Aaron Eilerts was a young Renaissance man. The 14-year-old sang, played the flute, ran track, played football, cooked and loved to sew. Whenever a teacher at Robert Blue Middle School in Eagle Grove, Iowa, had a baby, she knew she would get a handmade blanket from Eilerts. He also sewed colorful pillow cases to send to hospitals and made fleece blankets for dogs at an animal shelter. When a windstorm downed a tree on the school’s playground, the slight teenager started chopping it up so it would be easier for city workers to remove…He was runner-up in a statewide competition for character, and designed his school’s yearbook cover in 2006. An only child, Eilerts loved Elvis Presley and sang the Star Spangled Banner solo before school sporting events.
Josh Fennen had an uncanny ability to understand knots. Learning to intertwine ropes, like sailors and outdoorsmen, has long been a cornerstone for the Boy Scouts.
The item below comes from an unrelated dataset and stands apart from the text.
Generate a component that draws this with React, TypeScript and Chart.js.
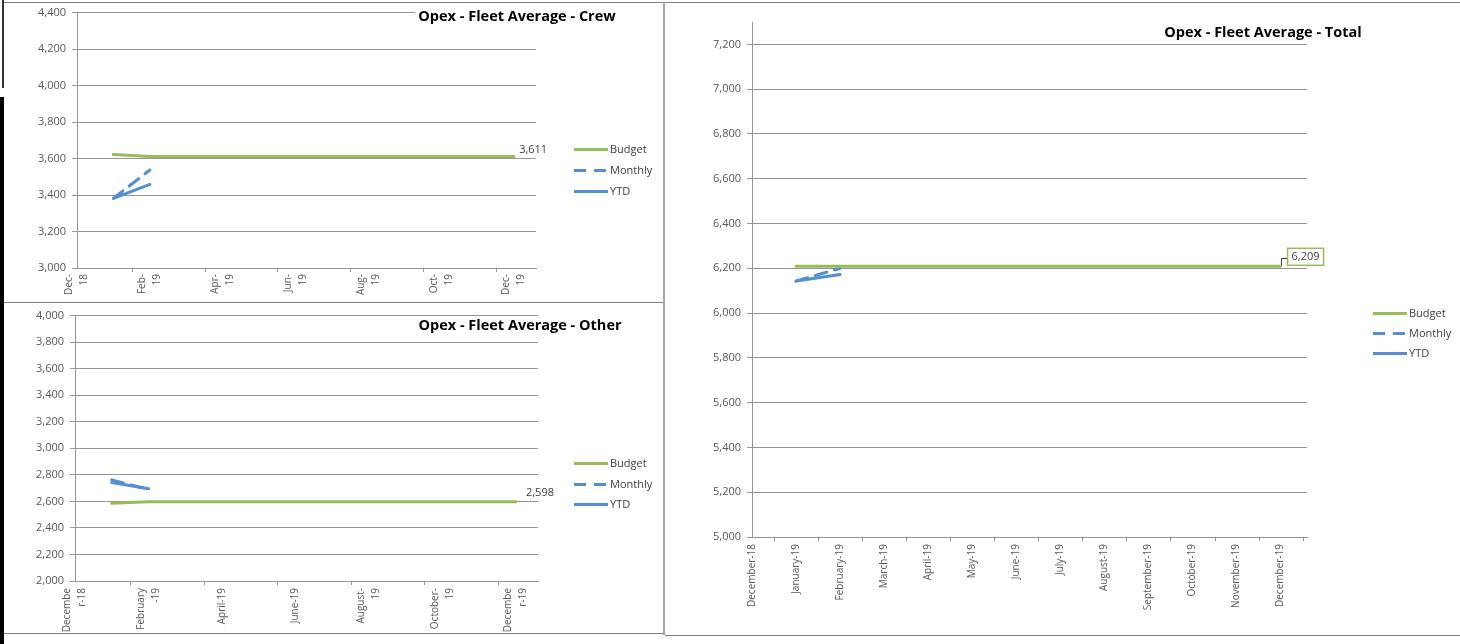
import React, { useEffect, useRef } from 'react';
import { Chart, registerables } from 'chart.js';

Chart.register(...registerables);

// ---------------- data ----------------
// x position of a month: Dec-18 = 0, January-19 = 1 ... December-19 = 12
const months = ['January-19', 'February-19', 'March-19', 'April-19', 'May-19', 'June-19', 'July-19', 'August-19', 'September-19', 'October-19', 'November-19', 'December-19'];
const seriesNames = ['Budget', 'Monthly', 'YTD'];

const crewBudget = [3622, 3611, 3611, 3611, 3611, 3611, 3611, 3611, 3611, 3611, 3611, 3611];
const crewMonthly = [3382, 3537];
const crewYtd = [3382, 3458];

const otherBudget = [2585, 2598, 2598, 2598, 2598, 2598, 2598, 2598, 2598, 2598, 2598, 2598];
const otherMonthly = [2762, 2690];
const otherYtd = [2742, 2695];

const totalBudget = [6209, 6209, 6209, 6209, 6209, 6209, 6209, 6209, 6209, 6209, 6209, 6209];
const totalMonthly = [6143, 6200];
const totalYtd = [6143, 6172];

const crewTickLabels: (string | string[])[] = [['Dec-', '18'], ['Feb-', '19'], ['Apr-', '19'], ['Jun-', '19'], ['Aug-', '19'], ['Oct-', '19'], ['Dec-', '19']];
const otherTickLabels: (string | string[])[] = [['Decembe', 'r-18'], ['February', '-19'], 'April-19', 'June-19', ['August-', '19'], ['October-', '19'], ['Decembe', 'r-19']];
const totalTickLabels: (string | string[])[] = ['December-18', ...months];

// ---------------- style ----------------
const FONT = '"Open Sans", "DejaVu Sans", sans-serif';
const GREEN = '#9BBB59';
const BLUE = '#558ED5';
const GRID = '#969696';
const TEXT = '#595959';
const DASH = [12, 8];

Chart.defaults.font.family = FONT;

type Spec = {
  title: string;
  titleX: number;
  titleY: number;
  budget: number[];
  monthly: number[];
  ytd: number[];
  yMin: number;
  yMax: number;
  yStep: number;
  xMax: number;
  tickLabels: (string | string[])[];
  tickStep: number;
  twoLine: boolean;
  padding: { left: number; right: number; top: number; bottom: number };
  yWidth: number;
  xHeight: number;
  xPad: number;
  legendX: number;
  legendY: number;
  legendGap: number;
  label: { dx: number; dy: number; boxed: boolean };
};

function makeConfig(s: Spec): any {
  const pts = (arr: number[]) => arr.map((v, i) => ({ x: i + 1, y: v }));
  const LH = 15;
  const extras = {
    id: 'excelExtras',
    afterDraw(chart: any) {
      const { ctx, chartArea, scales } = chart;
      const xs = scales.x;
      ctx.save();
      // x-axis tick marks at the start of each labelled period
      ctx.strokeStyle = GRID;
      ctx.lineWidth = 1;
      ctx.setLineDash([]);
      ctx.beginPath();
      for (let v = s.tickStep - 0.5; v <= xs.max; v += s.tickStep) {
        const px = Math.round(xs.getPixelForValue(v)) + 0.5;
        ctx.moveTo(px, chartArea.bottom);
        ctx.lineTo(px, chartArea.bottom + 4);
      }
      ctx.stroke();

      // value label on last budget point
      const meta = chart.getDatasetMeta(0);
      const last = meta.data[meta.data.length - 1];
      const txt = s.budget[s.budget.length - 1].toLocaleString('en-US');
      ctx.font = `11px ${FONT}`;
      ctx.textBaseline = 'middle';
      ctx.textAlign = 'left';
      if (s.label.boxed) {
        const w = ctx.measureText(txt).width;
        const bx = last.x + s.label.dx;
        const by = last.y + s.label.dy;
        const bw = w + 8;
        const bh = 17;
        ctx.strokeStyle = '#404040';
        ctx.lineWidth = 1;
        ctx.beginPath();
        ctx.moveTo(Math.round(last.x) + 0.5, last.y - 1);
        ctx.lineTo(Math.round(last.x) + 0.5, Math.round(by + bh / 2) + 1.5);
        ctx.lineTo(bx, Math.round(by + bh / 2) + 1.5);
        ctx.stroke();
        ctx.fillStyle = '#fff';
        ctx.fillRect(bx, by, bw, bh);
        ctx.strokeStyle = GREEN;
        ctx.lineWidth = 1.5;
        ctx.strokeRect(bx, by, bw, bh);
        ctx.fillStyle = '#404040';
        ctx.fillText(txt, bx + 4, by + bh / 2);
      } else {
        ctx.fillStyle = '#404040';
        ctx.fillText(txt, last.x + s.label.dx, last.y + s.label.dy);
      }

      // legend
      chart.data.datasets.forEach((ds: any, i: number) => {
        const y = Math.round(s.legendY + i * s.legendGap) + 0.5;
        ctx.strokeStyle = ds.borderColor;
        ctx.lineWidth = 3;
        ctx.setLineDash(ds.borderDash || []);
        ctx.beginPath();
        ctx.moveTo(s.legendX, y);
        ctx.lineTo(s.legendX + 34, y);
        ctx.stroke();
        ctx.setLineDash([]);
        ctx.fillStyle = '#404040';
        ctx.font = `11px ${FONT}`;
        ctx.textAlign = 'left';
        ctx.textBaseline = 'middle';
        ctx.fillText(ds.label, s.legendX + 36, y);
      });

      // title
      ctx.font = `bold 14.5px ${FONT}`;
      const tw = ctx.measureText(s.title).width;
      ctx.fillStyle = '#fff';
      ctx.fillRect(s.titleX - tw / 2 - 3, s.titleY - 8, tw + 6, 16);
      ctx.fillStyle = '#000';
      ctx.textAlign = 'center';
      ctx.textBaseline = 'middle';
      ctx.fillText(s.title, s.titleX, s.titleY);
      ctx.restore();
    },
  };

  return {
    type: 'line',
    data: {
      datasets: [
        { label: seriesNames[0], data: pts(s.budget), borderColor: GREEN, borderWidth: 3 },
        { label: seriesNames[1], data: pts(s.monthly), borderColor: BLUE, borderWidth: 3, borderDash: DASH },
        { label: seriesNames[2], data: pts(s.ytd), borderColor: BLUE, borderWidth: 3 },
      ],
    },
    options: {
      responsive: false,
      animation: false,
      devicePixelRatio: 1,
      events: [],
      layout: { padding: s.padding },
      elements: { point: { radius: 0 }, line: { tension: 0, fill: false, borderCapStyle: 'round' } },
      plugins: { legend: { display: false }, title: { display: false }, tooltip: { enabled: false } },
      scales: {
        x: {
          type: 'linear',
          min: 0,
          max: s.xMax,
          bounds: 'data',
          afterBuildTicks: (sc: any) => {
            sc.ticks = s.tickLabels.map((_, k) => ({ value: k * s.tickStep }));
          },
          afterFit: (sc: any) => {
            sc.height = s.xHeight;
          },
          grid: { display: false, drawTicks: false },
          border: { display: true, color: GRID, width: 1 },
          ticks: {
            autoSkip: false,
            minRotation: 90,
            maxRotation: 90,
            padding: s.xPad,
            color: TEXT,
            labelOffset: s.twoLine ? -LH / 2 : 0,
            font: (ctx: any) => {
              const l = s.tickLabels[ctx.index];
              const single = !Array.isArray(l);
              return { family: FONT, size: 10, lineHeight: s.twoLine && single ? `${LH / 2}px` : `${LH}px` };
            },
            callback: (_v: any, i: number) => {
              const l = s.tickLabels[i];
              if (Array.isArray(l)) return l;
              return s.twoLine ? ['', l] : l;
            },
          },
        },
        y: {
          min: s.yMin,
          max: s.yMax,
          afterBuildTicks: (sc: any) => {
            const t: any[] = [];
            for (let v = s.yMin; v <= s.yMax + 1e-9; v += s.yStep) t.push({ value: v });
            sc.ticks = t;
          },
          afterFit: (sc: any) => {
            sc.width = s.yWidth;
          },
          grid: { color: GRID, lineWidth: 1, tickLength: 5, drawTicks: true },
          border: { display: true, color: GRID, width: 1 },
          ticks: {
            color: TEXT,
            padding: 6,
            font: { family: FONT, size: 11 },
            callback: (v: any) => Number(v).toLocaleString('en-US'),
          },
        },
      },
    },
    plugins: [extras],
  };
}

const crewSpec: Spec = {
  title: 'Opex - Fleet Average - Crew',
  titleX: 517,
  titleY: 17,
  budget: crewBudget,
  monthly: crewMonthly,
  ytd: crewYtd,
  yMin: 3000,
  yMax: 4400,
  yStep: 200,
  xMax: 12.6,
  tickLabels: crewTickLabels,
  tickStep: 2,
  twoLine: true,
  padding: { left: 17, right: 128, top: 10, bottom: 0 },
  yWidth: 60,
  xHeight: 35,
  xPad: 6,
  legendX: 574,
  legendY: 149,
  legendGap: 21,
  label: { dx: 5, dy: -7, boxed: false },
};

const otherSpec: Spec = {
  title: 'Opex - Fleet Average - Other',
  titleX: 520,
  titleY: 23,
  budget: otherBudget,
  monthly: otherMonthly,
  ytd: otherYtd,
  yMin: 2000,
  yMax: 4000,
  yStep: 200,
  xMax: 12.6,
  tickLabels: otherTickLabels,
  tickStep: 2,
  twoLine: true,
  padding: { left: 15, right: 126, top: 10, bottom: 0 },
  yWidth: 60,
  xHeight: 53,
  xPad: 7,
  legendX: 574,
  legendY: 160,
  legendGap: 20.5,
  label: { dx: 10, dy: -9, boxed: false },
};

const totalSpec: Spec = {
  title: 'Opex - Fleet Average - Total',
  titleX: 599,
  titleY: 33,
  budget: totalBudget,
  monthly: totalMonthly,
  ytd: totalYtd,
  yMin: 5000,
  yMax: 7300,
  yStep: 200,
  xMax: 12.6,
  tickLabels: totalTickLabels,
  tickStep: 1,
  twoLine: false,
  padding: { left: 28, right: 153, top: 22, bottom: 0 },
  yWidth: 60,
  xHeight: 98,
  xPad: 7,
  legendX: 709,
  legendY: 313,
  legendGap: 20,
  label: { dx: 7, dy: -18, boxed: true },
};

const line = (l: number, t: number, w: number, h: number, c: string) => (
  <div style={{ position: 'absolute', left: l, top: t, width: w, height: h, background: c, pointerEvents: 'none' }} />
);

export default function App() {
  const crewRef = useRef<HTMLCanvasElement>(null);
  const otherRef = useRef<HTMLCanvasElement>(null);
  const totalRef = useRef<HTMLCanvasElement>(null);

  useEffect(() => {
    const charts = [
      new Chart(crewRef.current as HTMLCanvasElement, makeConfig(crewSpec)),
      new Chart(otherRef.current as HTMLCanvasElement, makeConfig(otherSpec)),
      new Chart(totalRef.current as HTMLCanvasElement, makeConfig(totalSpec)),
    ];
    let alive = true;
    if ((document as any).fonts) {
      Promise.all([
        (document as any).fonts.load(`11px ${FONT}`),
        (document as any).fonts.load(`bold 14px ${FONT}`),
      ]).then(() => {
        if (alive) charts.forEach((c) => c.update());
      }).catch(() => {});
    }
    return () => {
      alive = false;
      charts.forEach((c) => c.destroy());
    };
  }, []);

  return (
    <div style={{ position: 'absolute', left: 0, top: 0, width: 1460, height: 644, background: '#fff', overflow: 'hidden' }}>
      <canvas ref={crewRef} width={664} height={303} style={{ position: 'absolute', left: 0, top: 0 }} />
      <canvas ref={otherRef} width={664} height={331} style={{ position: 'absolute', left: 0, top: 303 }} />
      <canvas ref={totalRef} width={796} height={635} style={{ position: 'absolute', left: 664, top: 0 }} />
      {line(2, 0, 2, 88, '#333')}
      {line(0, 97, 4, 547, '#000')}
      {line(4, 2, 1456, 1, '#808080')}
      {line(663, 2, 2, 633, '#A6A6A6')}
      {line(4, 302, 659, 1, '#808080')}
      {line(4, 633, 659, 1, '#808080')}
      {line(665, 635, 795, 1, '#808080')}
    </div>
  );
}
But the 13-year-old from Omaha tackled the intricate “monkey’s fist” and “Tom fool’s” knots with no problems. “He could look at a knot and untie and tie it in 20 or 30 seconds,” said his scoutmaster, Doug Rothgeb. “He’s the only boy that could challenge the dads.” Fennen, who had one sister, had recently finished eighth grade at Andersen Middle School in Omaha. At school, he sang in the choir… “He was one of those students who was just willing to jump in and take charge,” his principal Jeff Alfrey said. “He always had his mind working in a lot of different creative ways to get something done.” Like his father, Fennen loved trains and was welding a model that was big enough for him to ride in.
Nearly all of Ben Petrzilka’s young life revolved around Mary Our Queen Church in Omaha. The 14-year-old attended services with his parents and younger brother there. He went to the affiliated Catholic school since kindergarten. Petrzilka would have started eighth grade in the fall. “He loved being in the Scouts” said a teacher. Petrzilka was a quiet young man who loved the outdoors; he loved spending time camping, hunting and fishing with his father. Family members and teachers say Petrzilka was happy-go-lucky and always had a smile on his face.“He was the meaning of joy,” said John Nordmeyer, an uncle.
Imagine being ‘the meaning of joy’ on earth. May all these so very young souls rest in happiness and may especially, their loved ones be comforted now and in the many months yet to come.